Xanthoma

by Robyn Ndikumana MD FRCPC
October 17, 2023


What is a xanthoma?

A xanthoma (pronounced “zan-thoma”) is a non-cancerous growth made up of immune cells called histiocytes. Histiocytes are specialized cells that help remove waste products from the body. The histiocytes in this type of growth look much larger than normal histiocytes because they are full of lipids (fat).

Why is this diagnosis important?

The diagnosis of xanthoma is important because it may be the first clue that a patient has high blood cholesterol levels. If you have received this diagnosis, please talk with your doctor to see if additional tests for blood cholesterol are appropriate for you.

Where are xanthomas normally found?

Xanthomas can develop anywhere in the body but they are most commonly found in the skin, stomach, colon, and bladder. In the skin or around joints, they usually appear as yellow bumps.

What causes a xanthoma?

Xanthomas that arise in the skin are often associated with high blood cholesterol levels. For this reason, these growths are common in patients who have diabetes or other genetic conditions that lead to high blood cholesterol levels. Treatment that leads to lowered blood cholesterol levels can cause the xanthomas to shrink or even disappear.

Are there different types of xanthomas?

Yes.
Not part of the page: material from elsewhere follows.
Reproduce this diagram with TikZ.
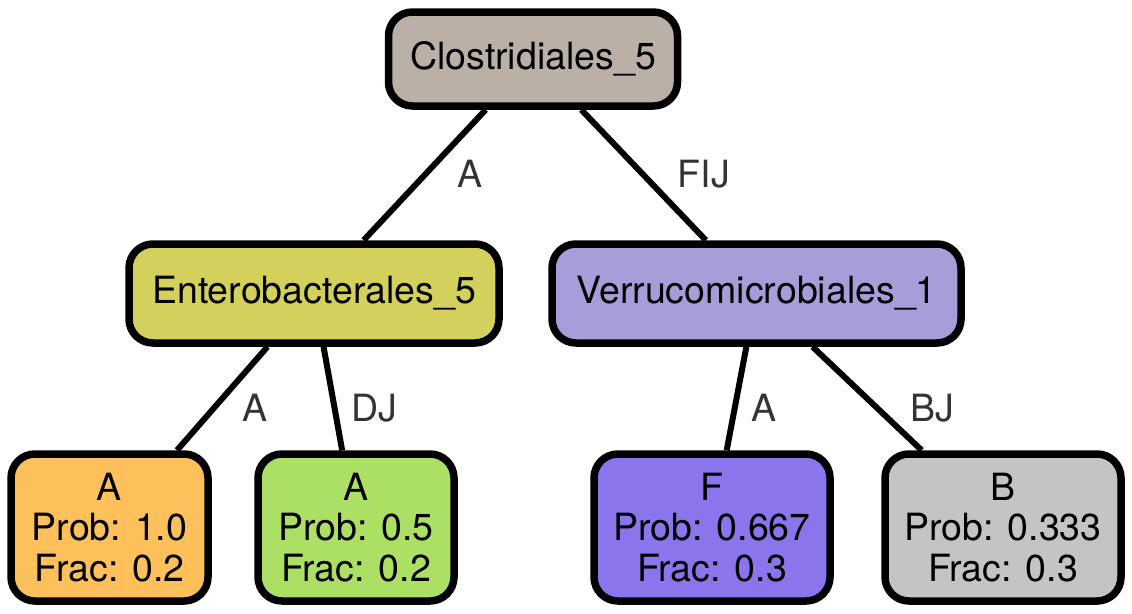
\documentclass[tikz,border=0pt]{standalone}
\usepackage{fontspec}
\setmainfont{TeX Gyre Heros}
\usepackage{xcolor}
\usetikzlibrary{positioning}
\definecolor{clostfill}{HTML}{BAB0A7}
\definecolor{enterofill}{HTML}{D4D05C}
\definecolor{verrufill}{HTML}{A99DD9}
\definecolor{leafAfill}{HTML}{FDC05A}
\definecolor{leafDfill}{HTML}{ABE065}
\definecolor{leafFfill}{HTML}{8B74EC}
\definecolor{leafBfill}{HTML}{C4C4C4}
\definecolor{labelgray}{HTML}{333333}
\tikzset{
  taxon/.style={rectangle, rounded corners=24pt, draw=black, line width=7.5pt,
                fill=#1, align=center, inner sep=0pt, minimum height=94pt,
                font=\fontsize{37.5}{40.5}\selectfont},
  taxon/.default=white,
  leaf/.style={taxon=#1, minimum height=147pt, minimum width=236pt},
  edge/.style={line width=6pt, color=black},
  elabel/.style={text=labelgray, inner sep=0pt, font=\fontsize{37.5}{40.5}\selectfont},
}
\begin{document}
\begin{tikzpicture}[x=1pt, y=-1pt]
  \useasboundingbox (0,0) rectangle (1132,613);
  % inner taxa
  \node[taxon=clostfill, minimum width=289pt] (clost) at (533,59) {Clostridiales\_5};
  \node[taxon=enterofill, minimum width=370pt, minimum height=99pt] (entero) at (314,293.5) {Enterobacterales\_5};
  \node[taxon=verrufill, minimum width=409pt, minimum height=99pt] (verru) at (756.5,293.5) {Verrucomicrobiales\_1};
  % leaves
  \node[leaf=leafAfill, minimum width=197pt] (leafA) at (109.5,527.5) {A\\Prob: 1.0\\Frac: 0.2};
  \node[leaf=leafDfill, minimum width=196pt] (leafD) at (356,527.5) {A\\Prob: 0.5\\Frac: 0.2};
  \node[leaf=leafFfill] (leafF) at (712,527.5) {F\\Prob: 0.667\\Frac: 0.3};
  \node[leaf=leafBfill] (leafB) at (1003,527.5) {B\\Prob: 0.333\\Frac: 0.3};
  % edges
  \draw[edge] (clost) -- (entero);
  \draw[edge] (clost) -- (verru);
  \draw[edge] (entero) -- (leafA);
  \draw[edge] (entero) -- (leafD);
  \draw[edge] (verru) -- (leafF);
  \draw[edge] (verru) -- (leafB);
  % edge labels
  \node[elabel] (lblEntero) at (470,174) {A};
  \node[elabel] (lblVerru) at (704,174) {FIJ};
  \node[elabel] (lblLeafA) at (255,408) {A};
  \node[elabel] (lblLeafD) at (374,408) {DJ};
  \node[elabel] (lblLeafF) at (764,408) {A};
  \node[elabel] (lblLeafB) at (932,408) {BJ};
\end{tikzpicture}
\end{document}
Doctors divide xanthomas into types based on their location and clinical features. The following is a list of the most common types.
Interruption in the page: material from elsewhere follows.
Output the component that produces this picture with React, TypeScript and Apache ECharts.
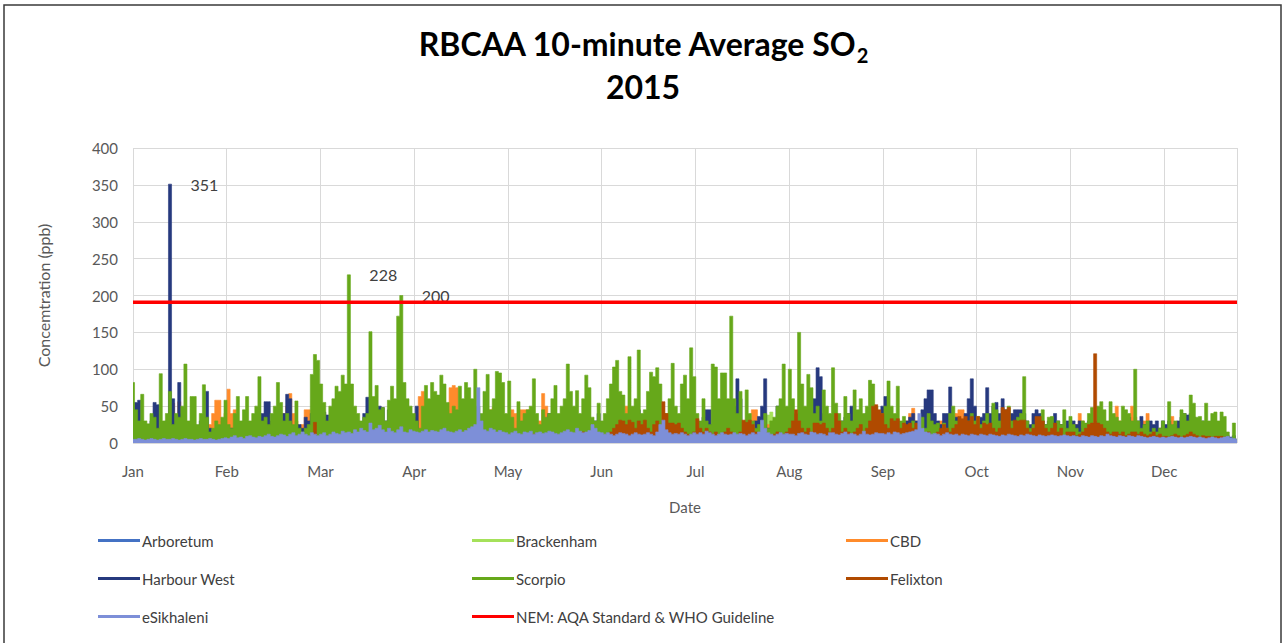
import React, { useEffect, useRef } from "react";
import * as echarts from "echarts";

// ---- Axis labels ----
const months = ["Jan", "Feb", "Mar", "Apr", "May", "Jun", "Jul", "Aug", "Sep", "Oct", "Nov", "Dec"];
const monthSpan = 30.4; // days per month tick
const lastDay = 358;
const nemStandard = 191;

// ---- Series values (one value per day, day 0 = 1 Jan) ----
const scorpio = [
  82,45,30,66,30,26,40,35,20,94,30,40,70,25,40,35,50,107,30,63,63,25,40,79,35,15,20,30,25,35,58,
  25,20,40,63,30,45,63,30,40,50,90,30,35,25,40,50,82,55,30,40,30,25,57,20,15,20,25,93,120,112,
  80,55,30,50,60,77,70,92,80,228,80,50,40,30,35,40,151,63,78,45,48,30,58,77,60,172,200,82,60,50,40,
  30,20,50,78,60,82,70,65,92,80,55,40,50,45,77,60,82,75,60,100,50,40,70,93,45,60,97,95,82,40,
  84,35,20,56,30,40,45,50,87,40,25,45,35,40,60,78,40,50,60,107,70,50,71,40,60,92,75,35,30,54,30,
  40,60,80,103,112,70,65,40,117,50,60,126,40,45,70,96,90,102,80,30,40,60,108,50,40,80,92,60,129,90,
  40,30,60,30,25,107,103,60,95,95,60,172,60,40,70,30,72,40,30,20,25,30,40,20,30,35,50,60,107,50,100,
  60,40,150,80,50,93,75,40,50,30,72,50,40,102,54,40,30,63,40,30,72,45,60,40,50,85,80,50,30,40,
  50,84,50,40,77,30,36,20,25,30,15,25,35,20,40,30,25,27,15,27,20,40,50,30,20,30,25,30,40,30,
  36,25,30,40,20,54,45,30,40,35,50,30,25,35,40,90,30,20,25,20,30,45,25,35,36,20,30,25,45,20,36,
  25,20,15,30,27,40,48,25,50,56,45,30,56,40,35,30,50,45,40,30,100,30,20,25,30,15,20,15,20,30,
  20,56,25,30,20,45,40,30,65,54,35,36,30,54,30,40,42,30,42,36,15,5,27,5,
];

const harbourWest = [
  20,55,58,25,15,20,30,55,52,20,15,30,351,60,20,82,40,15,20,30,25,20,30,35,70,20,15,10,20,15,20,
  15,20,15,25,20,30,25,15,20,30,25,40,56,56,30,20,25,30,40,66,60,20,15,25,20,35,30,40,20,30,
  40,42,38,30,20,25,30,20,35,40,25,20,30,28,40,62,58,40,30,50,48,30,45,30,20,40,30,25,30,40,35,
  50,15,12,15,20,15,12,10,15,20,25,15,12,15,10,12,15,20,15,12,10,15,20,25,30,25,15,12,15,12,
  15,12,10,15,12,10,15,20,15,12,15,20,30,40,30,15,12,15,20,15,30,25,15,12,15,20,15,12,30,40,20,
  15,12,15,20,15,12,15,20,15,12,30,45,20,15,12,15,20,15,12,15,20,15,12,15,20,15,12,15,12,15,
  20,20,35,45,45,25,20,25,30,25,20,25,50,87,60,25,20,25,20,30,36,50,87,20,20,30,50,30,25,20,25,
  30,25,30,20,25,30,40,60,102,90,40,30,25,30,20,25,30,35,40,50,30,25,20,30,40,35,30,25,40,50,
  63,40,30,25,30,20,25,30,35,40,30,30,45,60,72,72,40,30,25,40,40,76,30,35,30,25,40,60,87,50,
  30,35,40,75,40,50,55,40,60,45,30,40,45,45,45,40,30,25,40,45,40,30,25,30,35,40,30,25,20,30,25,
  30,25,30,20,25,30,20,25,30,35,25,20,30,25,30,20,25,30,35,25,20,30,36,25,20,30,25,30,20,30,
  25,30,20,25,30,35,40,38,40,35,30,25,30,20,25,30,20,25,20,15,10,8,10,5,
];

const cbd = [
  10,15,20,25,15,10,20,15,10,20,15,25,30,54,30,56,35,20,15,10,15,20,10,15,20,25,40,58,58,30,40,
  73,40,45,30,20,15,25,20,30,25,20,15,20,25,20,30,25,20,40,50,67,40,30,20,25,45,45,30,25,20,
  20,40,30,20,15,20,25,20,15,30,20,25,20,15,20,25,20,15,25,30,20,15,20,25,30,20,15,25,20,30,35,
  40,63,70,60,30,25,20,30,25,35,45,75,78,75,30,20,25,20,15,20,25,30,20,25,45,48,45,30,25,20,
  30,45,40,30,45,45,45,40,30,25,30,67,50,30,25,20,30,25,20,15,20,25,30,20,25,20,15,20,25,30,20,
  15,20,25,20,15,20,25,50,50,45,20,15,20,25,20,15,20,25,20,15,20,25,20,15,20,15,20,25,20,15,
  20,15,20,25,20,15,20,25,20,15,20,25,20,15,20,25,20,30,45,45,20,15,20,25,20,15,20,25,20,15,20,
  20,25,20,15,20,25,30,20,15,20,25,20,15,20,25,30,20,15,20,25,20,30,40,20,15,20,25,20,15,20,
  25,20,30,25,20,25,20,30,40,47,30,20,25,20,15,20,25,20,30,25,20,25,30,40,45,45,30,20,25,20,
  20,25,30,20,25,30,20,15,20,25,20,15,20,25,30,20,25,20,15,20,25,30,20,25,20,15,20,25,20,15,20,
  20,25,40,30,20,25,20,15,20,25,30,20,25,30,50,30,25,20,30,50,35,20,25,30,40,25,20,15,20,25,
  20,25,36,20,15,20,25,20,15,20,25,20,15,20,25,20,15,20,15,10,8,5,5,5,
];

const felixton = [
  2,3,2,4,3,2,5,3,2,3,4,2,3,5,3,2,4,3,2,3,2,4,3,2,3,5,2,3,2,4,3,
  2,3,4,2,3,5,3,2,4,3,2,3,5,4,3,2,3,4,2,3,4,3,2,5,4,3,6,10,28,8,
  5,4,6,8,5,4,3,5,4,6,5,4,3,5,6,4,5,8,10,6,5,4,6,5,4,3,5,4,6,5,4,
  5,6,4,5,8,10,6,5,4,6,5,4,8,6,5,4,6,5,8,6,5,4,6,8,10,12,8,6,10,8,
  10,8,12,10,8,6,10,8,12,10,8,10,8,6,10,12,10,8,10,15,12,8,10,12,15,10,8,12,10,8,12,
  10,12,15,20,25,31,30,25,31,28,20,30,25,31,20,15,25,30,20,56,40,27,27,25,27,20,15,12,10,15,
  33,20,15,20,15,12,15,10,12,15,20,15,12,10,15,31,28,31,25,15,10,12,15,10,8,12,15,10,12,15,20,
  30,45,30,20,15,20,15,27,27,25,27,20,15,20,40,30,15,20,15,12,15,20,25,15,20,30,50,52,45,40,
  25,20,33,30,33,20,27,25,27,20,27,15,10,12,15,10,12,15,20,25,20,15,20,25,36,33,36,30,36,25,
  36,20,27,25,27,20,15,20,48,45,48,20,31,30,31,31,20,15,20,36,36,30,20,15,20,27,15,20,10,15,15,
  15,10,12,15,20,25,27,121,27,25,20,15,12,15,15,12,15,10,12,15,15,12,15,12,10,12,15,10,12,9,
  9,8,10,12,10,8,10,12,15,12,10,8,10,9,9,8,9,9,9,8,6,5,4,4,
];

const eSikhaleni = [
  5,5,6,5,4,5,6,5,4,5,6,5,5,6,5,4,5,6,5,5,4,5,6,5,5,6,5,4,5,6,7,
  6,8,10,7,8,6,9,10,8,7,9,8,10,12,9,8,10,12,11,9,12,14,10,12,15,12,10,14,12,10,
  12,14,10,12,15,13,12,16,14,15,13,18,15,20,17,15,27,18,20,24,18,15,20,16,14,18,22,15,14,18,16,
  15,14,16,18,15,17,16,15,18,20,16,15,14,16,18,15,17,20,22,25,75,30,18,16,20,18,15,17,15,14,
  12,14,16,13,12,15,14,16,12,14,15,13,14,16,15,13,12,14,16,18,15,14,20,16,14,15,17,25,20,15,14,
  12,14,12,10,12,14,13,12,10,12,14,12,11,12,14,12,10,15,25,31,18,14,12,13,12,14,12,10,12,14,
  12,14,12,16,14,12,10,12,14,12,11,12,14,12,13,12,10,12,14,12,15,31,20,14,12,10,12,14,12,13,12,
  12,10,13,14,12,11,15,14,12,13,12,10,14,14,12,11,13,15,12,13,12,10,12,16,12,11,12,14,13,13,
  12,14,12,15,14,12,13,14,15,16,18,40,20,15,14,12,13,12,10,12,14,12,11,12,10,12,11,10,12,11,
  10,12,11,10,12,11,10,9,11,10,12,11,10,9,11,10,12,11,10,9,11,10,9,10,11,10,9,10,11,10,9,
  10,9,8,10,9,8,10,9,8,10,9,12,10,9,8,10,9,8,10,9,8,10,9,8,7,8,9,8,7,8,
  7,8,9,8,7,8,7,8,9,8,7,8,7,6,7,8,7,6,7,8,9,7,6,5,
];

// sparse [day, value] readings for the stations that are mostly hidden
const arboretum = [[0,3],[25,4],[50,5],[80,6],[110,6],[140,5],[170,5],[200,4],[230,5],[260,4],[290,4],[320,3],[358,3]];
const brackenham = [[0,2],[60,3],[120,3],[180,4],[205,3],[206,38],[207,42],[208,3],[240,3],[300,2],[358,2]];

// annotated peaks: [series, day, text]
const peaks = [
  ["Harbour West", 12, "351"],
  ["Scorpio", 70, "228"],
  ["Scorpio", 87, "200"],
];

const COLORS: Record<string, string> = {
  Arboretum: "#4472C4",
  Brackenham: "#A5E15A",
  CBD: "#FF8B2B",
  "Harbour West": "#26397E",
  Scorpio: "#66A81A",
  Felixton: "#B04A00",
  eSikhaleni: "#7D8FD8",
  "NEM: AQA Standard & WHO Guideline": "#FF0000",
};

const FONT = "Lato, 'Open Sans', sans-serif";

function toPoints(arr: number[]) {
  return arr.map((v, i) => [i, v]);
}

function areaSeries(name: string, data: any[], z: number, values?: number[]) {
  const color = COLORS[name];
  const marks = peaks
    .filter((p) => p[0] === name && values)
    .map((p) => ({
      coord: [p[1] as number, (values as number[])[p[1] as number]],
      value: p[2],
    }));
  return {
    name,
    type: "line",
    step: "middle",
    symbol: "none",
    z,
    data,
    lineStyle: { color, width: 0.6 },
    itemStyle: { color },
    areaStyle: { color, opacity: 1 },
    markPoint: marks.length
      ? {
          symbol: "rect",
          symbolSize: 1,
          itemStyle: { color: "rgba(0,0,0,0)" },
          label: {
            show: true,
            position: "right",
            distance: 20,
            formatter: (p: any) => p.value,
            color: "#404040",
            fontSize: 16,
            fontFamily: FONT,
          },
          data: marks,
        }
      : undefined,
  };
}

export default function App() {
  const ref = useRef<HTMLDivElement>(null);
  useEffect(() => {
    document.body.style.margin = "0";
    const chart = echarts.init(ref.current!, undefined, { renderer: "svg" });
    const legendBase = {
      orient: "vertical",
      top: 528,
      itemGap: 23,
      itemWidth: 42,
      itemHeight: 3,
      icon: "rect",
      textStyle: { fontSize: 15, color: "#404040", fontFamily: FONT, padding: [0, 0, 0, -3] },
      selectedMode: false,
    };
    chart.setOption({
      animation: false,
      backgroundColor: "#ffffff",
      title: {
        left: "center",
        top: 17,
        text: "{a|RBCAA 10-minute Average SO}{s|2}\n{a|2015}",
        textStyle: {
          rich: {
            a: { fontSize: 32, fontWeight: "bold", color: "#000", fontFamily: FONT, lineHeight: 43 },
            s: { fontSize: 20, fontWeight: "bold", color: "#000", fontFamily: FONT, padding: [22, 0, 0, 0], lineHeight: 43 },
          },
        },
      },
      graphic: [
        {
          type: "rect",
          shape: { x: 4, y: 5, width: 1277, height: 640 },
          style: { fill: "none", stroke: "#3a3a3a", lineWidth: 1.5 },
          silent: true,
        },
      ],
      grid: { left: 133, right: 49, top: 148, bottom: 200 },
      xAxis: {
        type: "value",
        min: 0,
        max: lastDay,
        interval: monthSpan,
        name: "Date",
        nameLocation: "middle",
        nameGap: 56,
        nameTextStyle: { fontSize: 15, color: "#595959", fontFamily: FONT },
        axisLine: { show: false },
        axisTick: { show: false },
        axisLabel: {
          margin: 20,
          fontSize: 15,
          color: "#595959",
          fontFamily: FONT,
          showMaxLabel: false,
          formatter: (v: number) => {
            const i = Math.round(v / monthSpan);
            return Math.abs(v - i * monthSpan) < 0.05 && i < months.length ? months[i] : "";
          },
        },
        splitLine: { show: true, lineStyle: { color: "#d9d9d9", width: 1 } },
      },
      yAxis: {
        type: "value",
        min: 0,
        max: 400,
        interval: 50,
        name: "Concemtration (ppb)",
        nameLocation: "middle",
        nameGap: 82,
        nameTextStyle: { fontSize: 16, color: "#595959", fontFamily: FONT },
        axisLine: { show: false },
        axisTick: { show: false },
        axisLabel: { margin: 15, fontSize: 15, color: "#595959", fontFamily: FONT },
        splitLine: { show: true, lineStyle: { color: "#d9d9d9", width: 1 } },
      },
      legend: [
        { ...legendBase, left: 93, data: ["Arboretum", "Harbour West", "eSikhaleni"] },
        { ...legendBase, left: 467, data: ["Brackenham", "Scorpio", "NEM: AQA Standard & WHO Guideline"] },
        { ...legendBase, left: 841, data: ["CBD", "Felixton"] },
      ],
      series: [
        areaSeries("Arboretum", arboretum, 2),
        areaSeries("Brackenham", brackenham, 3),
        areaSeries("CBD", toPoints(cbd), 4),
        areaSeries("Harbour West", toPoints(harbourWest), 5, harbourWest),
        areaSeries("Scorpio", toPoints(scorpio), 6, scorpio),
        areaSeries("Felixton", toPoints(felixton), 7),
        areaSeries("eSikhaleni", toPoints(eSikhaleni), 8),
        {
          name: "NEM: AQA Standard & WHO Guideline",
          type: "line",
          symbol: "none",
          z: 10,
          data: [
            [0, nemStandard],
            [lastDay, nemStandard],
          ],
          lineStyle: { color: COLORS["NEM: AQA Standard & WHO Guideline"], width: 3.5 },
          itemStyle: { color: COLORS["NEM: AQA Standard & WHO Guideline"] },
        },
      ],
    });
    return () => chart.dispose();
  }, []);
  return <div ref={ref} style={{ width: 1286, height: 643 }} />;
}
  • Xanthelasma: Xanthelasma is the most common type of xanthoma. It typically develops on the skin of the eyelid.
  • Palmar: This type develops on the palms of the hands.
  • Tuberous: This type appears as a firm bump, typically on the knees or elbows.
  • Tendon: This type usually develops on the Achilles tendon of the heel or on the tendons of the fingers.
  • Eruptive: This type appears as multiple small bumps that are often itchy.
  • Verruciform: This type is called “verruciform” because when examined under the microscope, it resembles another type of non-cancerous growth called verruca vulgaris.

What does a xanthoma look like under the microscope?

When examined under the microscope a xanthoma is made up of many lipid-filled (fat-filled) histocytes. Pathologists sometimes describe these cells as foamy histiocytes because the inside of the cell looks like it is filled with a clear foam.

This picture shows a xanthoma in the stomach. Foamy histiocytes can be seen between the glands.
This picture shows a xanthoma in the stomach. Foamy histiocytes can be seen between the glands.